The musicians of the Louisville Orchestra say they have not entirely agreed to a new contract proposal from orchestra management.
The latest offer from the management called for any players who remained in Louisville to be signed to a contract that would begin in January. However, the number of musicians would have to shrink to 55 by June 2013. The managent said if the musicians would not accept the offer, then permanent replacements would be sought.
The proposal prompted questions from the musicians who said they understood the threat of replacement, but needed more details about the offer for employment. After a day of meetings Friday, orchestra management released a statement saying the players had accepted the offer. Musicians did not return requests for comment, but negotiating committee chair Kim Tichenor told the Courier-Journal an agreement had not been reached, though the two sides could come to an agreement on some points.
Late Friday night, the musicians released a letter saying the Kentucky Opera—which shares some offices and resources with the orchestra—had been placed on the American Federation of Musicians’ “unfair list,” which the orchestra has been on for several weeks. AFM members who play for listed organizations face potentially career-ending fines and penalties.
The opera typically hires musicians from the Louisville Orchestra, but with no contract between the players and the orchestra in place, the opera was left to negotiate for players independently. One contract was signed. It was for last month’s performances of Carmen. The contract was essentially a smaller version of the musicians’ orchestra contract. Opera director David Roth says it cost the company $33,000 more than was budgeted. The players requested a similar deal for next month’s performances of the Marriage of Figaro, but the opera countered with an offer for a leaner per-performance contract.

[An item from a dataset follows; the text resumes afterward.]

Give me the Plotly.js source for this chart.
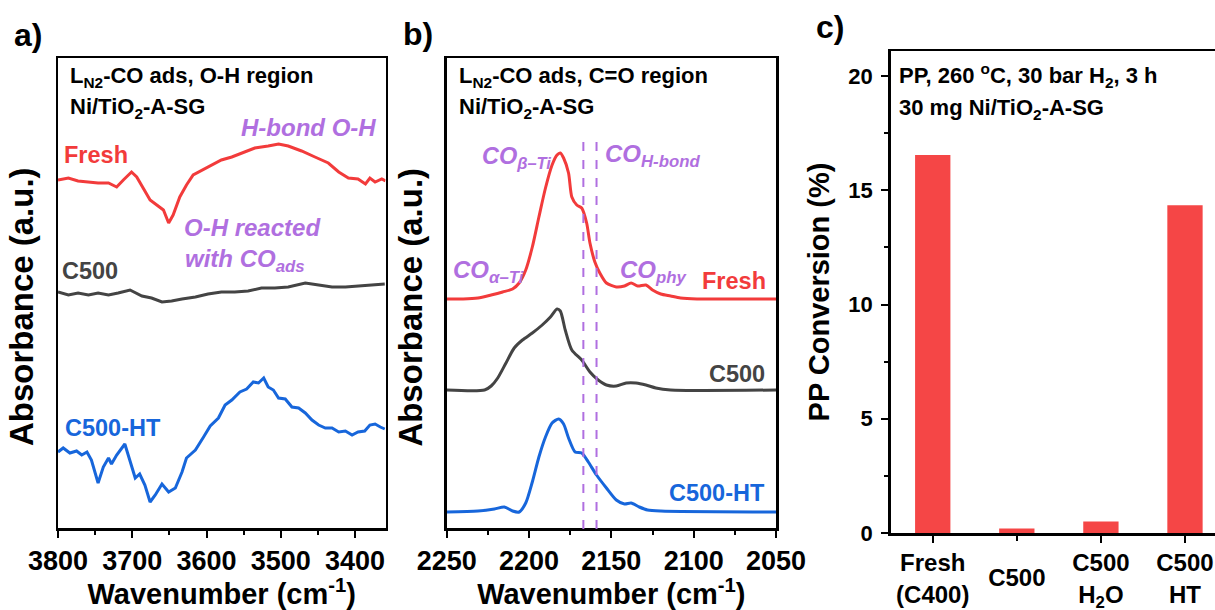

This week, the opera rescinded the offer and said new musicians would be sought, or pianos would be used for accompaniment.
AFM International President Ray Hair told WFPL earlier this month that any unfair listing would come at the request of the musicians.
Requests for comment to orchestra and opera staff were not returned.
UPDATE: On Sunday evening, the Kentucky Opera released a statement from director David Roth:
This is not unexpected, nor will it change our plans for The Marriage of Figaro. We have built a brand new production to launch our four-year Mozart Cycle, and the artists arrive this weekend to begin rehearsals for the opera on Monday. I can assure everyone that no action by the AFM will prevent us from performing Mozart’s classic work in November. We will make every effort to create a spectacular experience for our patrons. Even if the union’s action forces KO to use only pianos and a harpsichord as the only available musical accompaniment, KO’s artists will not be prevented from presenting a memorable performance for our audiences in the intimacy of the Brown Theatre.”